After a couple failed attempts to create a bit storage rack for the wall hung cabinet I'm making , I came up with this. Holes for the bigger bits were 3/8ths, then stepped down for the smaller shanks. The holes were drilled down the center of a piece of oak about 1-1/8" wide then split on the table saw. The bottoms of the side pieces were cut on an angle and capped with a thin strip. Access is easy and the bits only need to be raised about 1/2".

C&C always welcome.


----------



## BinghamtonEd

That's a nice solution. I've got my bits and braces all laid out waiting for me to build them a home, I may use some of your construction techniques. I assume that the beveled bottom keeps them from tipping forward, but what keeps them sliding down and tipping back? I was thinking of having a flat bottom, with holes drilled for the ends to sit in.


----------



## GeneralDisorder

The beveled bottom kicks the bottom out and the top angles back so the bit fits with no further movement.


----------



## kiyoshigawa

That's a really cool idea.

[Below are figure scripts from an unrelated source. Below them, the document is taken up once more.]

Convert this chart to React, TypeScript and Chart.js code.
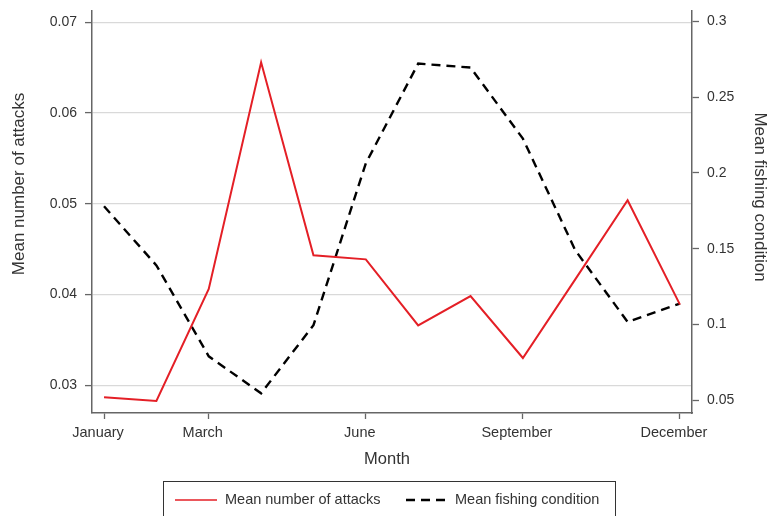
import React, { useEffect, useRef } from "react";
import { Chart, registerables } from "chart.js";

Chart.register(...registerables);

// ---- data ----
const months = [1, 2, 3, 4, 5, 6, 7, 8, 9, 10, 11, 12];
const monthTickValues = [1, 3, 6, 9, 12];
const monthTickLabels = ["January", "March", "June", "September", "December"];
const attacks = [0.02868, 0.02827, 0.04061, 0.06559, 0.04433, 0.04388, 0.03661, 0.03984, 0.03301, 0.04168, 0.05039, 0.03889];
const fishing = [0.178, 0.139, 0.079, 0.0546, 0.0995, 0.2063, 0.2721, 0.2695, 0.2226, 0.149, 0.1017, 0.1138];
const leftTicks = [0.03, 0.04, 0.05, 0.06, 0.07];
const rightTicks = [0.05, 0.1, 0.15, 0.2, 0.25, 0.3];
const attacksLabel = "Mean number of attacks";
const fishingLabel = "Mean fishing condition";
const xTitle = "Month";

const FONT = '"Liberation Sans", Arial, Helvetica, sans-serif';
const TEXT = "#333333";
const AXIS = "#666666";
const RED = "#e41f26";

const overlayPlugin = {
  id: "overlay",
  afterDraw(chart: any) {
    const ctx = chart.ctx as CanvasRenderingContext2D;
    ctx.save();
    ctx.fillStyle = TEXT;
    ctx.textAlign = "center";
    ctx.textBaseline = "middle";
    ctx.font = `17px ${FONT}`;
    // left title
    ctx.save();
    ctx.translate(19, 184);
    ctx.rotate(-Math.PI / 2);
    ctx.fillText(attacksLabel, 0, 0);
    ctx.restore();
    // right title
    ctx.save();
    ctx.translate(760, 197);
    ctx.rotate(Math.PI / 2);
    ctx.fillText(fishingLabel, 0, 0);
    ctx.restore();
    // x title
    ctx.font = `16.5px ${FONT}`;
    ctx.fillText(xTitle, 387, 459);
    // legend box
    ctx.strokeStyle = "#333333";
    ctx.lineWidth = 1;
    ctx.strokeRect(163.5, 481.5, 452, 60);
    ctx.font = `14.5px ${FONT}`;
    ctx.textAlign = "left";
    ctx.strokeStyle = RED;
    ctx.lineWidth = 1.5;
    ctx.beginPath();
    ctx.moveTo(175, 500);
    ctx.lineTo(217, 500);
    ctx.stroke();
    ctx.fillText(attacksLabel, 225, 500);
    ctx.strokeStyle = "#000";
    ctx.lineWidth = 2.4;
    ctx.setLineDash([9, 6]);
    ctx.beginPath();
    ctx.moveTo(406, 500);
    ctx.lineTo(448, 500);
    ctx.stroke();
    ctx.setLineDash([]);
    ctx.fillText(fishingLabel, 455, 500);
    ctx.restore();
  },
};

const noPadV = (s: any, w: number) => {
  s.width = w;
  s.paddingTop = 0;
  s.paddingBottom = 0;
};

export default function App() {
  const ref = useRef<HTMLCanvasElement>(null);

  useEffect(() => {
    if (!ref.current) return;
    const chart = new Chart(ref.current, {
      type: "line",
      data: {
        datasets: [
          {
            label: attacksLabel,
            data: months.map((m, i) => ({ x: m, y: attacks[i] })),
            borderColor: RED,
            backgroundColor: RED,
            borderWidth: 2,
            pointRadius: 0,
            tension: 0,
            yAxisID: "y",
          },
          {
            label: fishingLabel,
            data: months.map((m, i) => ({ x: m, y: fishing[i] })),
            borderColor: "#000000",
            backgroundColor: "#000000",
            borderWidth: 2.4,
            borderDash: [9, 6],
            pointRadius: 0,
            tension: 0,
            yAxisID: "y1",
          },
        ],
      },
      options: {
        responsive: false,
        animation: false,
        layout: { padding: { left: 0, right: 0, top: 11, bottom: 48 } },
        plugins: { legend: { display: false }, tooltip: { enabled: false } },
        scales: {
          x: {
            type: "linear",
            position: "bottom",
            min: 0.77,
            max: 12.23,
            afterBuildTicks: (s: any) => {
              s.ticks = monthTickValues.map((v) => ({ value: v }));
            },
            afterFit: (s: any) => {
              s.height = 55;
              s.paddingLeft = 0;
              s.paddingRight = 0;
            },
            ticks: {
              autoSkip: false,
              maxRotation: 0,
              padding: 5,
              labelOffset: -6,
              color: TEXT,
              font: { family: FONT, size: 14.5 },
              callback: (v: any) => monthTickLabels[monthTickValues.indexOf(Number(v))] ?? "",
            },
            grid: { drawOnChartArea: false, drawTicks: true, tickLength: 6, tickColor: AXIS, tickWidth: 1.3 },
            border: { display: true, color: AXIS, width: 1.5 },
          },
          y: {
            type: "linear",
            position: "left",
            min: 0.02695,
            max: 0.07125,
            afterBuildTicks: (s: any) => {
              s.ticks = leftTicks.map((v) => ({ value: v }));
            },
            afterFit: (s: any) => noPadV(s, 92),
            ticks: {
              padding: 8,
              color: TEXT,
              font: { family: FONT, size: 14 },
              callback: (v: any) => Number(v).toFixed(2),
            },
            grid: { color: "#d9d9d9", lineWidth: 1.2, drawTicks: true, tickLength: 7, tickColor: AXIS, tickWidth: 1.3 },
            border: { display: true, color: AXIS, width: 1.5 },
          },
          y1: {
            type: "linear",
            position: "right",
            min: 0.0416,
            max: 0.3068,
            afterBuildTicks: (s: any) => {
              s.ticks = rightTicks.map((v) => ({ value: v }));
            },
            afterFit: (s: any) => noPadV(s, 77),
            ticks: {
              padding: 8,
              color: TEXT,
              font: { family: FONT, size: 14 },
              callback: (v: any) => String(Number(Number(v).toFixed(2))),
            },
            grid: { drawOnChartArea: false, drawTicks: true, tickLength: 7, tickColor: AXIS, tickWidth: 1.3 },
            border: { display: true, color: AXIS, width: 1.5 },
          },
        },
      },
      plugins: [overlayPlugin],
    });
    return () => chart.destroy();
  }, []);

  return (
    <div style={{ position: "fixed", left: 0, top: 0, width: 769, height: 516, background: "#fff" }}>
      <canvas ref={ref} width={769} height={516} style={{ display: "block" }} />
    </div>
  );
}
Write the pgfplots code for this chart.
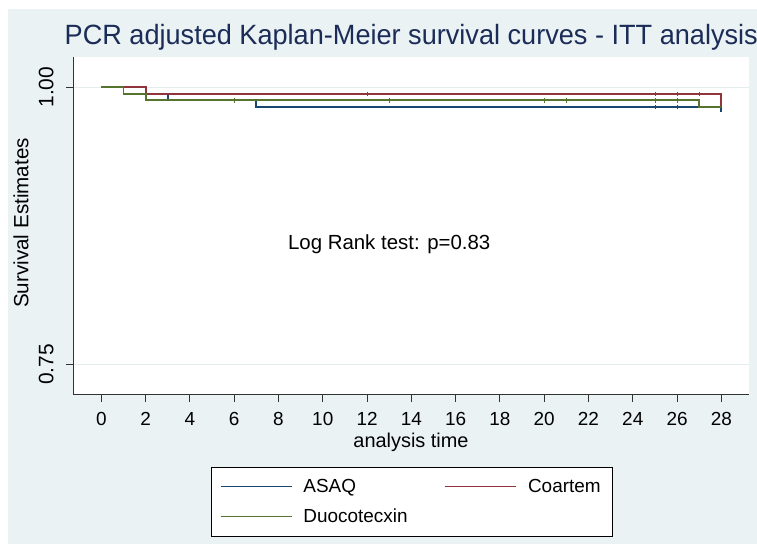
\documentclass[border=0pt]{standalone}
\usepackage{pgfplots}
\pgfplotsset{compat=1.18}
\usepackage{fontspec}
\setmainfont{Liberation Sans}
\newfontfamily\titlefont[FakeStretch=0.972]{Liberation Sans}
\definecolor{bgc}{RGB}{234,242,243}
\definecolor{gridc}{RGB}{228,236,238}
\definecolor{asaq}{RGB}{26,71,111}
\definecolor{coart}{RGB}{144,53,59}
\definecolor{duoc}{RGB}{85,117,47}
\definecolor{ttl}{RGB}{28,44,88}
\definecolor{axc}{RGB}{50,50,50}
\begin{document}
\begin{tikzpicture}[x=1bp,y=1bp]
\useasboundingbox (0,0) rectangle (757,544);
\fill[white] (0,0) rectangle (757,544);
\fill[bgc] (8,0) rectangle (757,535);
\node[anchor=base west, inner sep=0, text=ttl, font=\titlefont\fontsize{28}{30}\selectfont] at (64.5,499) {PCR adjusted Kaplan-Meier survival curves - ITT analysis};
\begin{axis}[
  at={(73bp,149bp)}, anchor=south west,
  scale only axis, width=676bp, height=338bp,
  xmin=-1.28, xmax=29.25, ymin=0.7223, ymax=1.0273,
  axis background/.style={fill=white},
  axis x line*=bottom, axis y line*=left,
  axis line style={axc, line width=1bp, -},
  xtick={0,2,...,28}, ytick={0.75,1}, yticklabels={0.75,1.00},
  tick align=outside, major tick length=7bp, minor tick num=0,
  tick style={axc, line width=1bp},
  ymajorgrids, grid style={gridc, line width=1bp},
  /pgf/number format/assume math mode=true,
  xticklabel shift=7bp, yticklabel shift=9bp,
  xticklabel style={font=\fontsize{19}{21}\selectfont},
  yticklabel style={font=\fontsize{21}{23}\selectfont, rotate=90, anchor=south},
  xlabel={analysis time},
  xlabel style={at={(axis description cs:0.5,-0.155)}, anchor=base, font=\fontsize{20}{22}\selectfont, inner sep=0pt},
  ylabel={Survival Estimates},
  ylabel style={at={(axis description cs:-0.0661,0.509)}, anchor=base, rotate=0, font=\fontsize{20.7}{22}\selectfont, inner sep=0pt},
  legend columns=2,
  legend style={at={(axis description cs:0.2041,-0.2130)}, anchor=north west,
    draw=black, line width=1bp, fill=white, inner xsep=9bp, inner ysep=12bp,
    font=\fontsize{19}{21}\selectfont, nodes={inner sep=0pt}, column sep=0pt, row sep=15bp},
  legend cell align=left,
  legend image code/.code={\draw[#1, line width=1bp] (0bp,0bp) -- (71bp,0bp);},
]
\addplot[const plot, asaq, line width=1.8bp] coordinates {(0,1) (1,0.9941) (3,0.9882) (7,0.9824) (28,0.9774)};
\addlegendentry{\hspace*{11bp}\makebox[140.6bp][l]{ASAQ}}
\addplot[const plot, coart, line width=1.8bp] coordinates {(0,1) (2,0.9941) (28,0.9822)};
\addlegendentry{\hspace*{12bp}\makebox[75bp][l]{Coartem}}
\addplot[const plot, duoc, line width=1.8bp] coordinates {(0,1) (1,0.9941) (2,0.9882) (27,0.9822) (28,0.9822)};
\addlegendentry{\hspace*{11bp}\makebox[140.6bp][l]{Duocotecxin}}
\addplot[only marks, mark=|, mark size=2.2bp, coart, mark options={line width=0.8bp}, forget plot] coordinates {(12,0.9941) (25,0.9941) (26,0.9941) (27,0.9941)};
\addplot[only marks, mark=|, mark size=2.2bp, duoc, mark options={line width=0.8bp}, forget plot] coordinates {(6,0.9882) (13,0.9882) (20,0.9882) (21,0.9882) (25,0.9882) (26,0.9882)};
\addplot[only marks, mark=|, mark size=2.2bp, asaq, mark options={line width=0.8bp}, forget plot] coordinates {(25,0.9824) (26,0.9824)};
\node[anchor=base, inner sep=0pt, font=\fontsize{20.5}{22}\selectfont] at (axis cs:13.0,0.8538) {Log Rank test: p=0.83};
\end{axis}
\end{tikzpicture}
\end{document}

I've just picked up a set of brace bits, so I will definitely take this design into consideration as I design a holder for my own bits. Looks like it would be easy to get them in and out but keep them from rattling about in loose holes.


----------



## rhybeka

Sweet idea, GD!


----------



## mike02130

I like the tri-levels.


----------



## rad457

Great idea, another one added to the to do list! like the way you hung the brace.


----------



## GeneralDisorder

Thanks Andre. Have added more to the tool cabinet since this old post and should post an update.


----------



## Handtooler

Super work. this idea has a lot of great compact storage for your prized bits. Do you have a/multiple holes for the auger files there as well?


----------